Four posts in, these three models have had unequal amounts of attention, and it's worth stepping back to look at them side by side.

The station model has received the most architectural investment — adjacency masking, the teacher-tracked position fix, label smoothing removal, checkpointing on exact match, and it shows. 69.3% greedy and 81% beam on the full profile is a strong result for a 50-step autoregressive sequence model over a transport graph, but the headline number flatters it slightly: evaluation is against all valid routes per OD pair (2.6 on average), so the model has multiple targets to hit rather than one.

The change model has been comparatively neglected. Its full-profile run hit 56.6% greedy and 66.7% beam, but the saved checkpoint only captured 37.7% because the exact-match checkpointing fix hasn't been applied to it yet. That 66.7% is the number that matters, and it was achieved without any of the architectural tricks that transformed the station model. The change model is predicting 3–4 autoregressive steps where the station model is predicting 30–50. It doesn't need adjacency masking to avoid topological nonsense because the per-step vocabulary is already small. It just needs its checkpoint saved at the right epoch.
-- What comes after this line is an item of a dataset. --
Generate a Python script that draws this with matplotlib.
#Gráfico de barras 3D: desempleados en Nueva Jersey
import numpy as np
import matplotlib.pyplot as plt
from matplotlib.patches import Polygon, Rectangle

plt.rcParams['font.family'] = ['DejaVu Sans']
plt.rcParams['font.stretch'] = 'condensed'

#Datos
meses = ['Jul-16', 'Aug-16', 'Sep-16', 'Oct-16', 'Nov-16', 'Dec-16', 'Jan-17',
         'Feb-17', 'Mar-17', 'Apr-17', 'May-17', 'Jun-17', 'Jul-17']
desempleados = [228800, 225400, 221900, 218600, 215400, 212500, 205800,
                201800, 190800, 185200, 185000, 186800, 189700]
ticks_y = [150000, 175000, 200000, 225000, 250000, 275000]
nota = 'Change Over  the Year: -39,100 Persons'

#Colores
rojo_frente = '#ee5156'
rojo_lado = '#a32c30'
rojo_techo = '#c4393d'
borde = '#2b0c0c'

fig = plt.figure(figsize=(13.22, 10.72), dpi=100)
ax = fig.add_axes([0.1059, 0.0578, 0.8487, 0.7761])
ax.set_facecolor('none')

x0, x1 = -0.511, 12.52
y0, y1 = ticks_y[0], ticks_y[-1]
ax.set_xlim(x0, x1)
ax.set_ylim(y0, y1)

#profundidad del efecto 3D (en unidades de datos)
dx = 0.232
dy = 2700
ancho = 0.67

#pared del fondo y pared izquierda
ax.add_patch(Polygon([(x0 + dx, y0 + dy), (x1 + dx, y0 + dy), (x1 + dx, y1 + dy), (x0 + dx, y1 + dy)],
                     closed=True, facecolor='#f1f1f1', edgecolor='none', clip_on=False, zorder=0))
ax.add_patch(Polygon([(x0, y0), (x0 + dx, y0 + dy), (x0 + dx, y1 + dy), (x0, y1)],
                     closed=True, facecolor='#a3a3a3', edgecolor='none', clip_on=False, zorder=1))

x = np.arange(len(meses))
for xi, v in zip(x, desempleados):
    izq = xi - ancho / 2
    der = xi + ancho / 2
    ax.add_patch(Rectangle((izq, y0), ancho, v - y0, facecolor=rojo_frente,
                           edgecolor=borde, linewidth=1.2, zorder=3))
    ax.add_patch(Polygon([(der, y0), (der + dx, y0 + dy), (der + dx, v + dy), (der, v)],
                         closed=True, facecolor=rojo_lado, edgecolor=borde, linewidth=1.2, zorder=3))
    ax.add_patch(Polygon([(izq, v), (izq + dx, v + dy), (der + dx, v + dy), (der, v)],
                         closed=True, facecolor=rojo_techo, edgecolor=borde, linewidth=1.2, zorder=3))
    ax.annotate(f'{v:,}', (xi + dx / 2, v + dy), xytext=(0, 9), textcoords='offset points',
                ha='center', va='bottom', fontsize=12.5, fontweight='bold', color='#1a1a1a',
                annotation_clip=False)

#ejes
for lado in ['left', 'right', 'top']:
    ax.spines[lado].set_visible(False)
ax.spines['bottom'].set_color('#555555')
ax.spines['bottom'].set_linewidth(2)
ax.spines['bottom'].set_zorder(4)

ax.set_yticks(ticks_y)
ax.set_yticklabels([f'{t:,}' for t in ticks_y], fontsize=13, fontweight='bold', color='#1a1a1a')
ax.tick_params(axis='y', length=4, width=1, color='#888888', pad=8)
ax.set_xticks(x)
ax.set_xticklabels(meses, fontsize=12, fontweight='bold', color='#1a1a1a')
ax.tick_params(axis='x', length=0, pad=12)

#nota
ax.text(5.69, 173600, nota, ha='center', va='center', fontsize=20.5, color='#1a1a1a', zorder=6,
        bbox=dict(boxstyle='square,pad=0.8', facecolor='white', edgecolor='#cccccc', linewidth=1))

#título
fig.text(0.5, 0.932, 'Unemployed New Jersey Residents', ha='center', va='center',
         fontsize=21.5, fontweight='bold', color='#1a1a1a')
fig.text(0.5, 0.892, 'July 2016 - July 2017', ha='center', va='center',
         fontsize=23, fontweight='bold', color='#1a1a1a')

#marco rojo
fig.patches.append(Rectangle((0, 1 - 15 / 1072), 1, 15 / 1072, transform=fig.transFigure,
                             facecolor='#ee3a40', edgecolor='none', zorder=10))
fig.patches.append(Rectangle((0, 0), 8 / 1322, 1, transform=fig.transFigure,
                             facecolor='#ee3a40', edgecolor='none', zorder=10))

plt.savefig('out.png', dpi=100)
The line model hasn't been run on the full profile since part 2's single-route evaluation, so its numbers aren't directly comparable to anything. The dev-profile results (36.1% greedy, 51.3% beam) are consistent with the other models at that scale, but until it gets a full-profile run with the corrected multi-route evaluation there's not much to say.
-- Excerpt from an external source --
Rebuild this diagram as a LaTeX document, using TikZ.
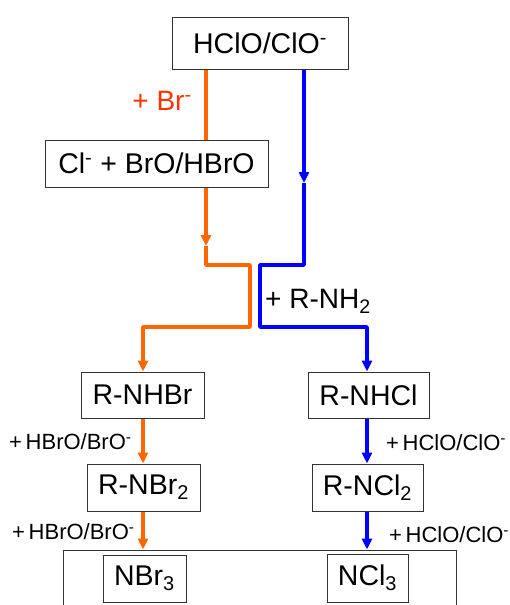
\documentclass[tikz,border=0pt]{standalone}
\usepackage{fontspec}
\setmainfont{Liberation Sans}
\usetikzlibrary{arrows.meta}
\definecolor{org}{RGB}{255,102,0}
\definecolor{blu}{RGB}{0,0,255}
\definecolor{lbl}{RGB}{255,51,0}
\definecolor{edge}{RGB}{50,50,50}
\begin{document}
\begin{tikzpicture}[x=1pt,y=-1pt,
  box/.style={draw=edge, line width=1pt, fill=white, inner sep=0pt, font=\fontsize{28.5}{32}\selectfont},
  biglbl/.style={inner sep=0pt, font=\fontsize{28}{32}\selectfont},
  smalllbl/.style={inner sep=0pt, anchor=west, font=\fontsize{22}{25}\selectfont},
  oline/.style={draw=org, line width=3.4pt},
  bline/.style={draw=blu, line width=3.4pt},
  tip/.style={-{Triangle[length=11pt,width=10pt]}},
]
\useasboundingbox (0,0) rectangle (510,605);
\fill[white] (0,0) rectangle (510,605);

% boxes
\node[box, minimum width=176pt, minimum height=52pt] (top) at (260,43) {HClO/ClO\textsuperscript{-}};
\node[box, minimum width=223pt, minimum height=47pt] (cl) at (156.5,163.5) {Cl\textsuperscript{-} + BrO/HBrO};
\node[box, minimum width=123pt, minimum height=46pt] (nhbr) at (142.5,395) {R-NHBr};
\node[box, minimum width=121pt, minimum height=46pt] (nhcl) at (368.5,395) {R-NHCl};
\node[box, minimum width=113pt, minimum height=47pt] (nbr2) at (143.5,487.5) {R-NBr\textsubscript{2}};
\node[box, minimum width=111pt, minimum height=47pt] (ncl2) at (367.5,487.5) {R-NCl\textsubscript{2}};

\begin{scope}
\clip (0,0) rectangle (510,605);
\node[box, fill=none, minimum width=393pt, minimum height=120pt] (big) at (259.5,610) {};
\node[box, minimum width=83pt, minimum height=47pt] (nbr3) at (144.5,578.5) {NBr\textsubscript{3}};
\node[box, minimum width=81pt, minimum height=48pt] (ncl3) at (367.5,578) {NCl\textsubscript{3}};
\end{scope}

% helper coordinates
\coordinate (xo1) at (206,0);
\coordinate (xb1) at (304,0);
\coordinate (xo) at (143,0);
\coordinate (xb) at (367,0);
\coordinate (oa) at (206,246);
\coordinate (ob) at (206,265);
\coordinate (oc) at (250,265);
\coordinate (od) at (250,327);
\coordinate (oe) at (143,327);
\coordinate (ba) at (304,183);
\coordinate (bb) at (304,265);
\coordinate (bc) at (260,265);
\coordinate (bd) at (260,327);
\coordinate (be) at (367,327);

% orange path
\draw[oline] (top.south -| xo1) -- (cl.north -| xo1);
\draw[oline, tip] (cl.south -| xo1) -- (oa);
\draw[oline, line join=round] (oa) -- (ob) -- (oc) -- (od) -- (oe) -- ([yshift=8pt]oe |- nhbr.north);
\draw[oline, tip] ([yshift=12pt]oe |- nhbr.north) -- (nhbr.north -| xo);
\draw[oline, tip] (nhbr.south -| xo) -- (nbr2.north -| xo);
\draw[oline, tip] (nbr2.south -| xo) -- (big.north -| xo);

% blue path
\draw[bline, tip] (top.south -| xb1) -- (ba);
\draw[bline, line join=round] (ba) -- (bb) -- (bc) -- (bd) -- (be) -- ([yshift=8pt]be |- nhcl.north);
\draw[bline, tip] ([yshift=12pt]be |- nhcl.north) -- (nhcl.north -| xb);
\draw[bline, tip] (nhcl.south -| xb) -- (ncl2.north -| xb);
\draw[bline, tip] (ncl2.south -| xb) -- (big.north -| xb);

% labels
\node[biglbl, text=lbl] (br) at (162,101) {+ Br\textsuperscript{-}};
\node[biglbl, anchor=base west] (rnh2) at (265,308) {+ R-NH\textsubscript{2}};
\node[smalllbl] (l1) at (9,442) {+\,HBrO/BrO\textsuperscript{-}};
\node[smalllbl] (l2) at (12,532) {+\,HBrO/BrO\textsuperscript{-}};
\node[smalllbl] (r1) at (386,443) {+\,HClO/ClO\textsuperscript{-}};
\node[smalllbl] (r2) at (389,535) {+\,HClO/ClO\textsuperscript{-}};
\end{tikzpicture}
\end{document}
What strikes me looking at these together is that the change model is doing the strategically important work. Its output of (line, direction, interchange station) per leg is nearly sufficient to reconstruct full station sequences deterministically. If it predicts (Northern, southbound, Embankment) → (District, westbound, Victoria), the stations between origin and Embankment on the Northern line are recoverable by walking line_adj. Between two known stations on a known line, the path is almost always unique.
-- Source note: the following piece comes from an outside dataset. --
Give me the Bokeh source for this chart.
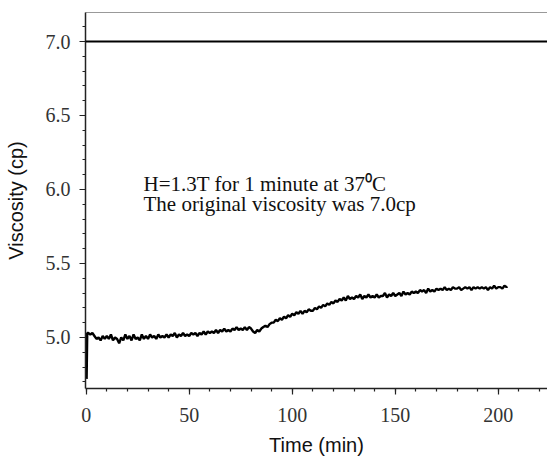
from bokeh.plotting import figure
from bokeh.models import Range1d, Span, Label, LinearAxis, SingleIntervalTicker, FixedTicker, PrintfTickFormatter
from bokeh.embed import file_html
from bokeh.resources import INLINE

# Data
time_min = [0.2, 0.5] + list(range(1, 205)) + [204.4]
viscosity = [4.72, 5.03,
    5.03, 5.02, 5.03, 5.01, 4.99, 5.00, 4.98, 5.01, 4.99, 5.01,
    4.99, 5.02, 4.98, 5.00, 4.99, 4.96, 5.00, 4.98, 5.02, 4.99,
    5.01, 4.98, 5.02, 4.99, 5.00, 4.98, 5.02, 4.99, 5.01, 4.99,
    5.02, 5.00, 5.01, 4.99, 5.02, 5.00, 5.01, 5.00, 5.02, 5.00,
    5.02, 5.01, 5.03, 5.00, 5.02, 5.01, 5.03, 5.01, 5.02, 5.01,
    5.03, 5.02, 5.03, 5.01, 5.03, 5.02, 5.04, 5.02, 5.04, 5.03,
    5.04, 5.03, 5.05, 5.03, 5.05, 5.04, 5.06, 5.04, 5.05, 5.04,
    5.06, 5.05, 5.07, 5.05, 5.06, 5.05, 5.07, 5.05, 5.07, 5.06,
    5.04, 5.03, 5.05, 5.04, 5.06, 5.07, 5.08, 5.07, 5.09, 5.10,
    5.10, 5.12, 5.11, 5.13, 5.12, 5.14, 5.13, 5.15, 5.14, 5.16,
    5.15, 5.17, 5.16, 5.18, 5.16, 5.18, 5.17, 5.19, 5.18, 5.18,
    5.20, 5.19, 5.21, 5.20, 5.22, 5.21, 5.23, 5.22, 5.24, 5.23,
    5.25, 5.24, 5.26, 5.25, 5.27, 5.25, 5.28, 5.26, 5.27, 5.26,
    5.28, 5.27, 5.29, 5.26, 5.28, 5.27, 5.29, 5.27, 5.28, 5.27,
    5.29, 5.27, 5.28, 5.28, 5.30, 5.27, 5.29, 5.28, 5.30, 5.28,
    5.29, 5.30, 5.28, 5.31, 5.29, 5.30, 5.29, 5.31, 5.30, 5.31,
    5.30, 5.32, 5.31, 5.32, 5.30, 5.33, 5.31, 5.32, 5.31, 5.33,
    5.32, 5.33, 5.32, 5.34, 5.32, 5.33, 5.32, 5.34, 5.33, 5.33,
    5.34, 5.32, 5.33, 5.34, 5.33, 5.34, 5.32, 5.34, 5.33, 5.34,
    5.33, 5.34, 5.33, 5.34, 5.32, 5.34, 5.33, 5.35, 5.33, 5.34,
    5.34, 5.33, 5.35, 5.34, 5.345]
original_viscosity = 7.0
annotation_lines = ["H=1.3T for 1 minute at 37\u2070C", "The original viscosity was 7.0cp"]

p = figure(width=547, height=459, output_backend="svg", toolbar_location=None,
           x_range=Range1d(-0.34, 223.9), y_range=Range1d(4.655, 7.196),
           min_border_left=85, min_border_right=0, min_border_top=12, min_border_bottom=71,
           background_fill_color="white", border_fill_color="white")
p.grid.visible = False
p.outline_line_color = None

p.xaxis.ticker = SingleIntervalTicker(interval=50, num_minor_ticks=5)
p.yaxis.ticker = SingleIntervalTicker(interval=0.5, num_minor_ticks=5)
p.yaxis.formatter = PrintfTickFormatter(format="%.1f")

for ax in (p.xaxis[0], p.yaxis[0]):
    ax.axis_line_color = "#222222"
    ax.axis_line_width = 1.5
    ax.major_tick_line_color = "#222222"
    ax.minor_tick_line_color = "#222222"
    ax.major_tick_line_width = 1.2
    ax.minor_tick_line_width = 1.2
    ax.major_tick_in = 0
    ax.major_tick_out = 6
    ax.minor_tick_in = 0
    ax.minor_tick_out = 3
    ax.major_label_text_font = "Liberation Serif"
    ax.major_label_text_font_size = "20px"
    ax.major_label_text_color = "#333333"
    ax.axis_label_text_font = "Liberation Sans"
    ax.axis_label_text_font_size = "20px"
    ax.axis_label_text_font_style = "normal"
    ax.axis_label_text_color = "#111111"

p.xaxis.axis_label = "Time (min)"
p.yaxis.axis_label = "Viscosity (cp)"
p.xaxis.major_label_standoff = 13
p.yaxis.major_label_standoff = 9
p.xaxis.axis_label_standoff = 9
p.yaxis.axis_label_standoff = 16

top = LinearAxis(ticker=FixedTicker(ticks=[]), axis_line_color="#999999", axis_line_width=1,
                 major_tick_line_color=None, minor_tick_line_color=None,
                 major_label_standoff=0)
p.add_layout(top, "above")

p.add_layout(Span(location=original_viscosity, dimension="width", line_color="black", line_width=1.8))

p.line(time_min, viscosity, line_color="black", line_width=2.4)

p.add_layout(Label(x=27.8, y=6.04, text=annotation_lines[0], text_font="Liberation Serif",
                   text_font_size="21px", text_color="#111111", text_baseline="alphabetic"))
p.add_layout(Label(x=27.8, y=5.905, text=annotation_lines[1], text_font="Liberation Serif",
                   text_font_size="21px", text_color="#111111", text_baseline="alphabetic"))

open("out.html", "w").write(file_html(p, INLINE))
This means the change model at 3–4 autoregressive steps sidesteps the compounding error that is the station model's fundamental ceiling. A 4-step sequence with 90% per-step accuracy gives 65% exact match. A 30-step sequence with 97% per-step accuracy gives 40%. The maths overwhelmingly favours the shorter sequence, and no amount of scaling the station model changes that arithmetic.

There's also an obvious masking intervention available for the change model that I haven't tried. The station_head in InterchangeDecoder currently scores all 272 stations, but the valid interchange station for a given leg must be on the predicted line. The topology already has station_lines, building a (n_lines, n_stations) boolean mask and applying it after the line prediction would constrain the station head to ~15–30 candidates instead of 272. This is the same principle as adjacency masking: give the decoder information we already have rather than making it rediscover it from data.

One other thing I want to revisit is the GRU feedback path. All three decoders currently call self.gru(h, h), passing the hidden state as both input and hidden state, then add the feedback embedding via residual connection after the GRU step. The GRU cell's signature is GRUCell(input, hidden), and by giving it the same tensor for both, the reset and update gates never see what the model just predicted. The feedback is added too late for the gating mechanism to use it. Feeding the previous step's feedback embedding as the GRU input and the recurrent state as hidden would let the gates condition on the last prediction directly. This is a one-line change per decoder and might improve the model's ability to maintain coherent multi-step plans, which is precisely the kind of sequential reasoning that's weakest right now.